L'année dernière, les images des Taliban exhibant fièrement uniformes et armes américaines dérobées à l'armée afghane après leur victoire éclair avaient fait le tour du monde. Dans le passé Daesh avait largement bénéficié des pillages de stocks de l'armée irakienne et des armes occidentales ont été régulièrement vues entre les mains de djihadistes en Syrie.

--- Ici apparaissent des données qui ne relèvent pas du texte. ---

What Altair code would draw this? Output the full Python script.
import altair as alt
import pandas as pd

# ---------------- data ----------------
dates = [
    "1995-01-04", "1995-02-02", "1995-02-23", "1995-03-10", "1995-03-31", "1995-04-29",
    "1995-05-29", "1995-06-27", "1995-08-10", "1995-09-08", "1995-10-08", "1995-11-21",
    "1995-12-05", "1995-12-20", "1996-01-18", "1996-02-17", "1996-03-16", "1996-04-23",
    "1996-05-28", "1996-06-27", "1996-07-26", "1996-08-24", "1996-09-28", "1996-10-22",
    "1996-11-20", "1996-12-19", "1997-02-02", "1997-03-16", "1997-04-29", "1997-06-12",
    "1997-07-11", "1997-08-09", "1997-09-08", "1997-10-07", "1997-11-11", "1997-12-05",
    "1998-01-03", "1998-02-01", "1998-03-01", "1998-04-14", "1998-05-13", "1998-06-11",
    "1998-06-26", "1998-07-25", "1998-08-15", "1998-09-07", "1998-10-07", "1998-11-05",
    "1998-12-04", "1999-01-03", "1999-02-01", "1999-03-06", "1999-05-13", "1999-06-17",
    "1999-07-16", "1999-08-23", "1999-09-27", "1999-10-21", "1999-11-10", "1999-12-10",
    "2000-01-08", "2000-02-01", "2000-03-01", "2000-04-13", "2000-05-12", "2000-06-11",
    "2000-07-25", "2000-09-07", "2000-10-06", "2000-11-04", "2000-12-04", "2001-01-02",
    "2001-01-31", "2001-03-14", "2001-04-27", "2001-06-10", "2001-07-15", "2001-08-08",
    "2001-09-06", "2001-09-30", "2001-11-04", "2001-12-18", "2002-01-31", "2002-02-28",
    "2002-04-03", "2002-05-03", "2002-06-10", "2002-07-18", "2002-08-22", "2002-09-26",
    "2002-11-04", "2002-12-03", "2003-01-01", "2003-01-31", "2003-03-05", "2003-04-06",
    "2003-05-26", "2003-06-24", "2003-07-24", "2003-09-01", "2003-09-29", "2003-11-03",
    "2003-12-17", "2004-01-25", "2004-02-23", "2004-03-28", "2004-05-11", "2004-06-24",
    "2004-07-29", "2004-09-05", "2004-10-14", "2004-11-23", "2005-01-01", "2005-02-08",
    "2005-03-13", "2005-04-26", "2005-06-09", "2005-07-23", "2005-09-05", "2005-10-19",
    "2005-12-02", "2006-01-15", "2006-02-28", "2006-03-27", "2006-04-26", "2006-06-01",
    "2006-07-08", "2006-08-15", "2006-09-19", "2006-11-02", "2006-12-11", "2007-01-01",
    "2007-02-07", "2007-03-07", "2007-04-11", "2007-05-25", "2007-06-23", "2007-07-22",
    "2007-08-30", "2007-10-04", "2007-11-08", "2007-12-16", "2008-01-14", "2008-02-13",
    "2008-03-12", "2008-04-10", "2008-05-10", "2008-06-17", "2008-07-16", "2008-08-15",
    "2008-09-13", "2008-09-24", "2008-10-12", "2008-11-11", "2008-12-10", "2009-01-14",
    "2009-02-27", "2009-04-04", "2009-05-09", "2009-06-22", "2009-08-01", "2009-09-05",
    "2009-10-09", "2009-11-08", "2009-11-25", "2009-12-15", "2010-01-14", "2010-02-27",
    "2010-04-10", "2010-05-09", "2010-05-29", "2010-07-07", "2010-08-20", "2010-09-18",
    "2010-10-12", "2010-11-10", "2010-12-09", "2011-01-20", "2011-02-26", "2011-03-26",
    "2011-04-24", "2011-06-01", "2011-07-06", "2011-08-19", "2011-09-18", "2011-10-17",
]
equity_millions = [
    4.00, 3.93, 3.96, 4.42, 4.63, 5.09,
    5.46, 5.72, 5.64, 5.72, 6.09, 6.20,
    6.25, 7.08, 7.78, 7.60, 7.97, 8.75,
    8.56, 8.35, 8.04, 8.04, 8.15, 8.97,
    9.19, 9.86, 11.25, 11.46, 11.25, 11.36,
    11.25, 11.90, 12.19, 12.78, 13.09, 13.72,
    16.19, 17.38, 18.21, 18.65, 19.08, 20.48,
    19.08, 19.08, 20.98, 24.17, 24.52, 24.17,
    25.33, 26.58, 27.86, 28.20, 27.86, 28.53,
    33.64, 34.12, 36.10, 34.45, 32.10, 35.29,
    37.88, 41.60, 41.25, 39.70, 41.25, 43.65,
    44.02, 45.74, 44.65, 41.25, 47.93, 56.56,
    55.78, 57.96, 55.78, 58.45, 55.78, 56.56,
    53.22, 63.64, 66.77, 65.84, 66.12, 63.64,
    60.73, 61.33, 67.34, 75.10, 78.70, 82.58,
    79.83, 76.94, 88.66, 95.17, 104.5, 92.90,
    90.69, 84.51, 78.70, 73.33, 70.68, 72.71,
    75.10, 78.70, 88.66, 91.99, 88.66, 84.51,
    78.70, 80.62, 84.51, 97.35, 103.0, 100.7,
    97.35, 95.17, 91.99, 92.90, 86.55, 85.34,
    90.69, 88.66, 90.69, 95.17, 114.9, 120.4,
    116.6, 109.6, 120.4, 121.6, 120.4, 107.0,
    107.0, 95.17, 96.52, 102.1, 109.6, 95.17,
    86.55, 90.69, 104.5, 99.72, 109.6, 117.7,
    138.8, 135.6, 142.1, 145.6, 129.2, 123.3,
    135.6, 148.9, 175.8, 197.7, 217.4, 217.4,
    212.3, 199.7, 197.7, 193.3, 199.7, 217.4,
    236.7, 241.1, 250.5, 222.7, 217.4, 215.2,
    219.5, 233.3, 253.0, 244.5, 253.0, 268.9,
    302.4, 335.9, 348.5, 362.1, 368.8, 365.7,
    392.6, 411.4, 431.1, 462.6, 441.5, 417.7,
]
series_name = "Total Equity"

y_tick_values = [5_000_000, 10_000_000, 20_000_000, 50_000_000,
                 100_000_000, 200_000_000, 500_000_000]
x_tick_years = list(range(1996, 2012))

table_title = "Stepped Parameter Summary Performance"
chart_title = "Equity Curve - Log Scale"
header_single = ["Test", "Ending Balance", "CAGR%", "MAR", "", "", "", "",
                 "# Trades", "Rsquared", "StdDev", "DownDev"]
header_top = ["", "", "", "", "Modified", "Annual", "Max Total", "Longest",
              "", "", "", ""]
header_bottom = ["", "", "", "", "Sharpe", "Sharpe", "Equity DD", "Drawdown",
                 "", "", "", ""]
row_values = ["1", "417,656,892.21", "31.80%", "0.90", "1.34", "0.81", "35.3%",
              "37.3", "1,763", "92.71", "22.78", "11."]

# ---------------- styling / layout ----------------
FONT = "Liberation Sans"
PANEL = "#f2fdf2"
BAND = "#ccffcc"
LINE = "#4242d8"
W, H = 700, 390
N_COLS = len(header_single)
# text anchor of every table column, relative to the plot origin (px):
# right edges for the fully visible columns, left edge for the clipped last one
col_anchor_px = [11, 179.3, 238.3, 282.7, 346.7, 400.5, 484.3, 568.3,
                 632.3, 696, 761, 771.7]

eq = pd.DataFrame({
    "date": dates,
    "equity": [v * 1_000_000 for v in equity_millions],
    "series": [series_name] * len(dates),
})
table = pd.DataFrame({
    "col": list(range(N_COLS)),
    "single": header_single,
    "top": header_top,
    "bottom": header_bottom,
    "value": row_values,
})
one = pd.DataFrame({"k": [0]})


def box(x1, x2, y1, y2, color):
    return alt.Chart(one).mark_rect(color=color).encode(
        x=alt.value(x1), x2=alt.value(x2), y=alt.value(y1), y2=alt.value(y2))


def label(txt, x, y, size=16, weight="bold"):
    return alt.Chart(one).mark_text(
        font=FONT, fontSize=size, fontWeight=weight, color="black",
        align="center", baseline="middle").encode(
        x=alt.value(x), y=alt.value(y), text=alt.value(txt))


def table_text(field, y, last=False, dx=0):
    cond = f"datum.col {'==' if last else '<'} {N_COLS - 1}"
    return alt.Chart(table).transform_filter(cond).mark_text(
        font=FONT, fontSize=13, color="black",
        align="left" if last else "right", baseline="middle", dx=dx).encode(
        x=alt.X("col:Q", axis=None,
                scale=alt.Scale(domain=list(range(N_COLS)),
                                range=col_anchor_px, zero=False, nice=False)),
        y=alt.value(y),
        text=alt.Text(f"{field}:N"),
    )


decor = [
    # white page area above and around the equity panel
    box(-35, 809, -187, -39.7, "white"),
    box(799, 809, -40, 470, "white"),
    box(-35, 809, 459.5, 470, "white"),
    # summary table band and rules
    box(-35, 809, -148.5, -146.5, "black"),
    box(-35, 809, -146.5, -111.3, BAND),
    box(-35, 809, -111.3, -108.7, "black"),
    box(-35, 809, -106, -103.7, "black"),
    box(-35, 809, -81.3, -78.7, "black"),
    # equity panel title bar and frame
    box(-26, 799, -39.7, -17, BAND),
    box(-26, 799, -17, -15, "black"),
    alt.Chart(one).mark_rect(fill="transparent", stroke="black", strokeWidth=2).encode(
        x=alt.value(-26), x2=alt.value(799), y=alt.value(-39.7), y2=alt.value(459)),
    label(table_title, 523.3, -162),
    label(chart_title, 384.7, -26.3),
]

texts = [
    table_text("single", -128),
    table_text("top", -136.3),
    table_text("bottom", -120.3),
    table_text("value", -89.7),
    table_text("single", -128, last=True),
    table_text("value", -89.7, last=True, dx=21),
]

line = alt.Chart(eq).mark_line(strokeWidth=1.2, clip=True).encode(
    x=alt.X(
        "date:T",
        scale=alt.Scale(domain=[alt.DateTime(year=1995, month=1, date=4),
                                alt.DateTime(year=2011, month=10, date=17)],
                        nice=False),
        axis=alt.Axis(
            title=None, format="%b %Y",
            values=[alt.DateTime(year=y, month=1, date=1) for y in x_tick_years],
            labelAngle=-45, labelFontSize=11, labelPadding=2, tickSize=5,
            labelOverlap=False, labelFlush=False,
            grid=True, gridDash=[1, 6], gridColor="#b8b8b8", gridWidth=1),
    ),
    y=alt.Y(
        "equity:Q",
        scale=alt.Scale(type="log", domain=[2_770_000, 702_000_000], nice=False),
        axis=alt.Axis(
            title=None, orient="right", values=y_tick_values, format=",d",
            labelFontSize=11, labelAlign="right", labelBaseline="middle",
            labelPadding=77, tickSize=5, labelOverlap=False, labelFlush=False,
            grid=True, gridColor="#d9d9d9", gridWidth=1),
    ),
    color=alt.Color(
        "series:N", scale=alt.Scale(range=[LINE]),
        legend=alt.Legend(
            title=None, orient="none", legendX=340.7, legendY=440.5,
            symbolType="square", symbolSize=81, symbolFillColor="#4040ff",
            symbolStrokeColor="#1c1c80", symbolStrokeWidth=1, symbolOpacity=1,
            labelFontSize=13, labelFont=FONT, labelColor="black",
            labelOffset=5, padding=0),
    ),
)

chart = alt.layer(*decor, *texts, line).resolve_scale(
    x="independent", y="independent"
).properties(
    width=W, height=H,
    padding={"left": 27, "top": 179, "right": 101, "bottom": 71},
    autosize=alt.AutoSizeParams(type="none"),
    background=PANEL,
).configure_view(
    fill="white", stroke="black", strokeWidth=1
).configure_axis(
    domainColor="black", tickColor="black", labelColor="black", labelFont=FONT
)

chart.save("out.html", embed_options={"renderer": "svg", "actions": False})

Le problème du détournement illicite n'est pas ignoré par les autorités étasuniennes qui pourtant se disent confiantes «dans l'engagement du gouvernement ukrainien à protéger et à rendre compte de manière appropriée de l'équipement de défense d'origine américaine», comme l'avait expliqué en juillet Bonnie Denise Jenkins, sous-secrétaire au contrôle des armements et à la sécurité internationale au département d'État américain. L'Ukraine pour sa part a crée une commission pour suivre le parcours des armes dans le pays.

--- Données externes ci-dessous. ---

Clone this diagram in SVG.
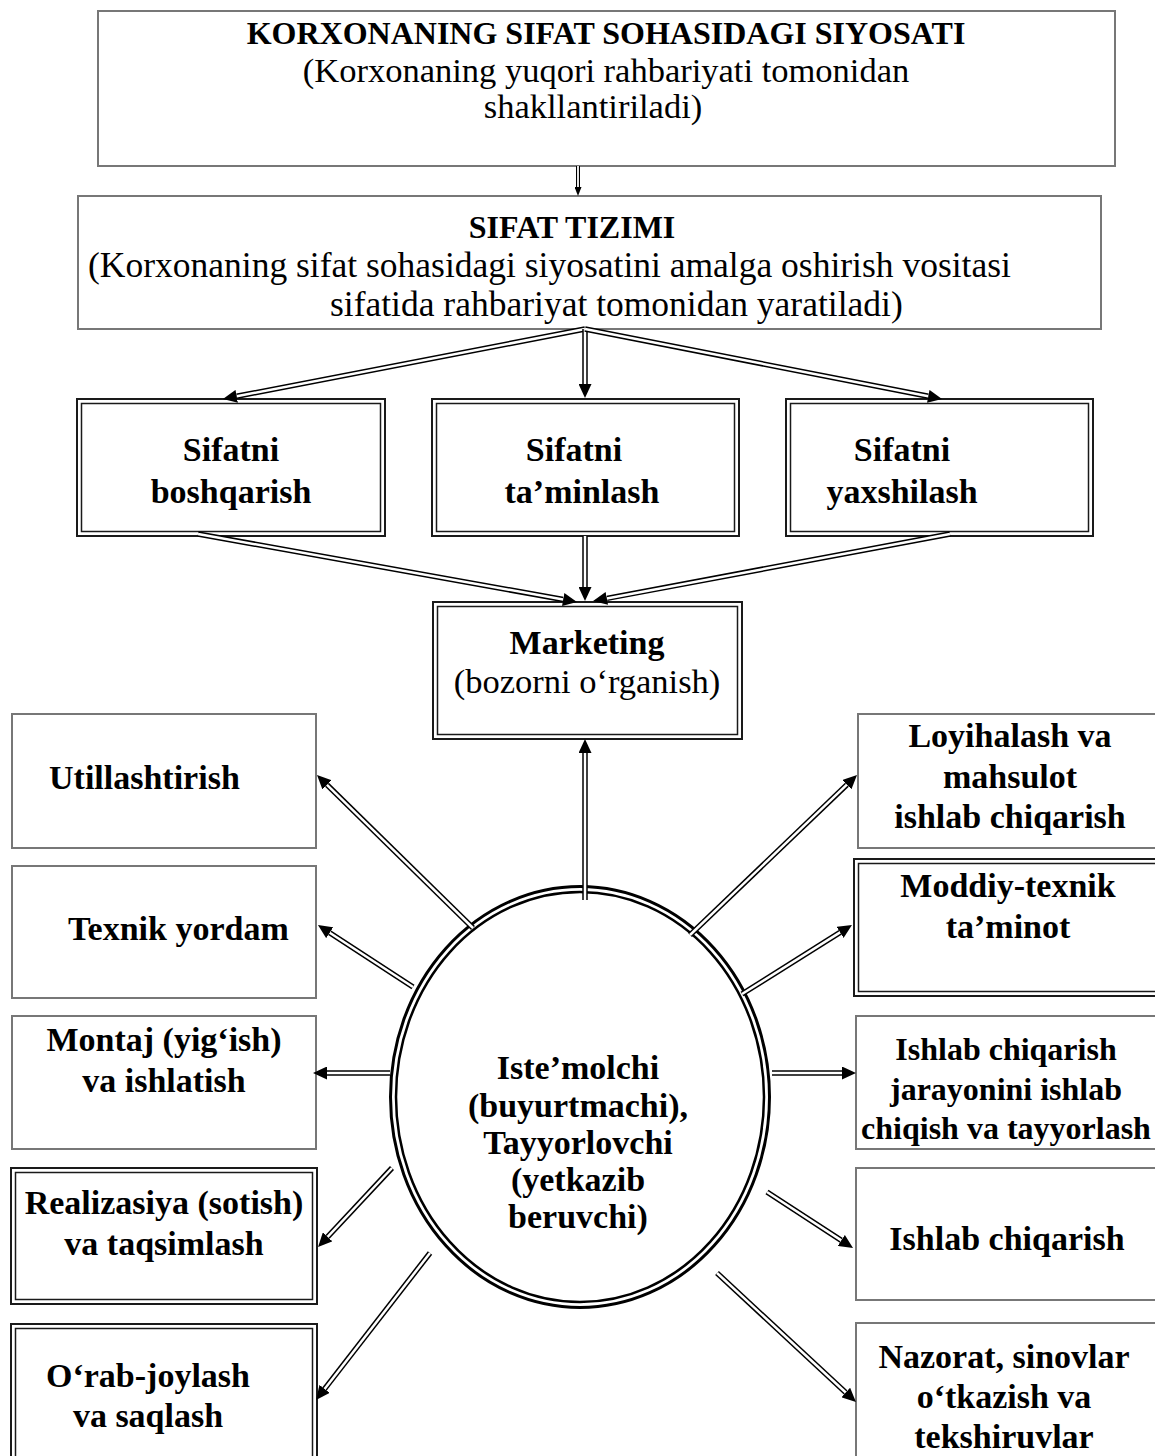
<svg xmlns="http://www.w3.org/2000/svg" width="1155" height="1456" viewBox="0 0 1155 1456">
  <defs>
    <marker id="ah" markerUnits="userSpaceOnUse" markerWidth="14" markerHeight="13" viewBox="0 -6.5 14 13" refX="0" refY="0" orient="auto">
      <path d="M0,-6.5 L14,0 L0,6.5 z" fill="#000"/>
    </marker>
    <marker id="ahs" markerUnits="userSpaceOnUse" markerWidth="9" markerHeight="7" viewBox="0 -3.5 9 7" refX="0" refY="0" orient="auto">
      <path d="M0,-3.5 L9,0 L0,3.5 z" fill="#000"/>
    </marker>
  </defs>
  <style>
    .box{fill:#fff;stroke:#777;stroke-width:2}
    .dbo{fill:#fff;stroke:#1a1a1a;stroke-width:2}
    .dbi{fill:none;stroke:#1a1a1a;stroke-width:1.5}
    .t{font-family:"Liberation Serif","Times New Roman",serif;fill:#000}
    .b{font-weight:bold;font-size:34px}
    .bs{font-weight:bold;font-size:32px}
    .h{font-weight:bold;font-size:32px}
    .r{font-size:35.5px}
    .c{text-anchor:middle}
    .lo{fill:none;stroke:#000;stroke-width:5.5}
    .li{fill:none;stroke:#fff;stroke-width:2.5;marker-end:url(#ah)}
    .so{fill:none;stroke:#000;stroke-width:4}
    .si{fill:none;stroke:#fff;stroke-width:1.8;marker-end:url(#ahs)}
    .eo{fill:#fff;stroke:#000;stroke-width:3}
    .ei{fill:none;stroke:#000;stroke-width:2.5}
  </style>
  <rect width="1155" height="1456" fill="#fff"/>

  <!-- top level: policy and system -->
  <g id="policy">
    <rect class="box" x="98" y="11" width="1017" height="155"/>
    <text class="t h c" x="606" y="44">KORXONANING SIFAT SOHASIDAGI SIYOSATI</text>
    <text class="t c" style="font-size:34.5px" x="606" y="82">(Korxonaning yuqori rahbariyati tomonidan</text>
    <text class="t c" style="font-size:34.5px" x="593" y="118">shakllantiriladi)</text>
  </g>
  <g id="system">
    <rect class="box" x="78" y="196" width="1023" height="133"/>
    <text class="t h c" x="572" y="238">SIFAT TIZIMI</text>
    <text class="t r" x="88" y="277">(Korxonaning sifat sohasidagi siyosatini amalga oshirish vositasi</text>
    <text class="t r" x="330" y="316">sifatida rahbariyat tomonidan yaratiladi)</text>
  </g>

  <!-- three quality functions -->
  <g id="boshqarish">
    <rect class="dbo" x="77" y="399" width="308" height="137"/>
    <rect class="dbi" x="81.5" y="403.5" width="299" height="128"/>
    <text class="t b c" x="231" y="461">Sifatni</text>
    <text class="t b c" x="231" y="503">boshqarish</text>
  </g>
  <g id="taminlash">
    <rect class="dbo" x="432" y="399" width="307" height="137"/>
    <rect class="dbi" x="436.5" y="403.5" width="298" height="128"/>
    <text class="t b c" x="574" y="461">Sifatni</text>
    <text class="t b c" x="582" y="503">ta’minlash</text>
  </g>
  <g id="yaxshilash">
    <rect class="dbo" x="786" y="399" width="307" height="137"/>
    <rect class="dbi" x="790.5" y="403.5" width="298" height="128"/>
    <text class="t b c" x="902" y="461">Sifatni</text>
    <text class="t b c" x="902" y="503">yaxshilash</text>
  </g>

  <g id="marketing">
    <rect class="dbo" x="433" y="602" width="309" height="137"/>
    <rect class="dbi" x="437.5" y="606.5" width="300" height="128"/>
    <text class="t b c" x="587" y="654">Marketing</text>
    <text class="t c" style="font-size:34.5px" x="587" y="693">(bozorni o‘rganish)</text>
  </g>

  <!-- left column -->
  <g id="utillashtirish">
    <rect class="box" x="12" y="714" width="304" height="134"/>
    <text class="t b" x="49" y="789">Utillashtirish</text>
  </g>
  <g id="texnik-yordam">
    <rect class="box" x="12" y="866" width="304" height="132"/>
    <text class="t b" x="68" y="940">Texnik yordam</text>
  </g>
  <g id="montaj">
    <rect class="box" x="12" y="1016" width="304" height="133"/>
    <text class="t b c" x="164" y="1051">Montaj (yig‘ish)</text>
    <text class="t b c" x="164" y="1092">va ishlatish</text>
  </g>
  <g id="realizasiya">
    <rect class="dbo" x="11" y="1168" width="306" height="136"/>
    <rect class="dbi" x="15.5" y="1172.5" width="297" height="127"/>
    <text class="t b c" x="164" y="1214">Realizasiya (sotish)</text>
    <text class="t b c" x="164" y="1255">va taqsimlash</text>
  </g>
  <g id="orab-joylash">
    <rect class="dbo" x="11" y="1324" width="306" height="150"/>
    <rect class="dbi" x="15.5" y="1328.5" width="297" height="150"/>
    <text class="t b c" x="148" y="1387">O‘rab-joylash</text>
    <text class="t b c" x="148" y="1427">va saqlash</text>
  </g>

  <!-- right column -->
  <g id="loyihalash">
    <rect class="box" x="858" y="714" width="310" height="134"/>
    <text class="t b c" x="1010" y="747">Loyihalash va</text>
    <text class="t b c" x="1010" y="788">mahsulot</text>
    <text class="t b c" x="1010" y="828">ishlab chiqarish</text>
  </g>
  <g id="moddiy-texnik">
    <rect class="dbo" x="854" y="859" width="320" height="137"/>
    <rect class="dbi" x="858.5" y="863.5" width="320" height="128"/>
    <text class="t b c" x="1008" y="897">Moddiy-texnik</text>
    <text class="t b c" x="1008" y="938">ta’minot</text>
  </g>
  <g id="jarayon">
    <rect class="box" x="856" y="1016" width="310" height="133"/>
    <text class="t bs c" x="1006" y="1060">Ishlab chiqarish</text>
    <text class="t bs c" x="1006" y="1100">jarayonini ishlab</text>
    <text class="t bs c" x="1006" y="1139">chiqish va tayyorlash</text>
  </g>
  <g id="ishlab-chiqarish">
    <rect class="box" x="856" y="1168" width="310" height="132"/>
    <text class="t b c" x="1007" y="1250">Ishlab chiqarish</text>
  </g>
  <g id="nazorat">
    <rect class="box" x="856" y="1323" width="310" height="150"/>
    <text class="t b c" x="1004" y="1368">Nazorat, sinovlar</text>
    <text class="t b c" x="1004" y="1408">o‘tkazish va</text>
    <text class="t b c" x="1004" y="1448">tekshiruvlar</text>
  </g>

  <!-- central oval -->
  <g id="istemolchi">
    <ellipse class="eo" cx="580" cy="1097" rx="189.5" ry="210.5"/>
    <ellipse class="ei" cx="580" cy="1097" rx="184" ry="205"/>
    <text class="t b c" x="578" y="1079">Iste’molchi</text>
    <text class="t b c" x="578" y="1117">(buyurtmachi),</text>
    <text class="t b c" x="578" y="1154">Tayyorlovchi</text>
    <text class="t b c" x="578" y="1191">(yetkazib</text>
    <text class="t b c" x="578" y="1228">beruvchi)</text>
  </g>

  <!-- connectors: black stroke with a white core gives the double line -->
  <g id="connectors">
    <path class="so" d="M578,166 L578,187"/>
    <path class="si" d="M578,166 L578,187"/>

    <path class="lo" d="M585,329 L236.7,396.3"/>
    <path class="li" d="M585,329 L236.7,396.3"/>
    <path class="lo" d="M585,329 L585,384"/>
    <path class="li" d="M585,329 L585,384"/>
    <path class="lo" d="M585,329 L928.3,396.3"/>
    <path class="li" d="M585,329 L928.3,396.3"/>

    <path class="lo" d="M198,534 L563.2,599.5"/>
    <path class="li" d="M198,534 L563.2,599.5"/>
    <path class="lo" d="M585,536 L585,587"/>
    <path class="li" d="M585,536 L585,587"/>
    <path class="lo" d="M950,534 L606.8,598.4"/>
    <path class="li" d="M950,534 L606.8,598.4"/>

    <path class="lo" d="M585,900 L585,753"/>
    <path class="li" d="M585,900 L585,753"/>

    <path class="lo" d="M473,928 L327,784.8"/>
    <path class="li" d="M473,928 L327,784.8"/>
    <path class="lo" d="M413,987 L329.7,932.7"/>
    <path class="li" d="M413,987 L329.7,932.7"/>
    <path class="lo" d="M390,1073 L327,1073"/>
    <path class="li" d="M390,1073 L327,1073"/>
    <path class="lo" d="M392,1168 L327.6,1236.8"/>
    <path class="li" d="M392,1168 L327.6,1236.8"/>
    <path class="lo" d="M430,1253 L324.6,1388.9"/>
    <path class="li" d="M430,1253 L324.6,1388.9"/>

    <path class="lo" d="M690,935 L846.9,784.7"/>
    <path class="li" d="M690,935 L846.9,784.7"/>
    <path class="lo" d="M742,994 L840.1,932.4"/>
    <path class="li" d="M742,994 L840.1,932.4"/>
    <path class="lo" d="M772,1073 L842,1073"/>
    <path class="li" d="M772,1073 L842,1073"/>
    <path class="lo" d="M767,1192 L841.3,1240.4"/>
    <path class="li" d="M767,1192 L841.3,1240.4"/>
    <path class="lo" d="M717,1273 L845.7,1392.5"/>
    <path class="li" d="M717,1273 L845.7,1392.5"/>
  </g>
</svg>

En avril, une source du renseignement américain citée par CNN avait fait valoir que Washington n'avait pas de visibilité sur le devenir des armes après un certain temps en raison du «brouillard de guerre» et de leur absence de contrôle sur le terrain. RT.com avait pour sa part a identifié en juillet sur le darknet des annonces offrant à la vente du matériel militaire occidental en Ukraine sans pour autant pouvoir établir si ces annonces étaient sérieuses.
L'aide militaire à l'Ukraine en provenance des Etats-Unis entre le 24 janvier et le 1er juillet s'élève à plus de 23 milliards de dollars, selon des données du Kiel Institute for the World Economy, auxquels s'ajoutent, selon la même source, plusieurs autres milliards en provenance de pays occidentaux dont le Royaume-Uni (3,8 milliards), la Pologne (1,80 milliard), l'Allemagne (1,44 milliard) ou encore la France (160 millions). L'Union européenne a pour sa part envoyé 2 milliards de dollars de matériel militaire à destination de l'Ukraine.
Le 8 août, le Pentagone a annoncé une nouvelle tranche d'aide militaire d'un montant d'un milliard de dollars comprenant des missiles pour les systèmes américains d'artillerie Himars, des missiles pour les systèmes de défense anti-aérienne NASAMS ou encore des missiles antichar Javelin ainsi que 75 000 obus de 155 mm.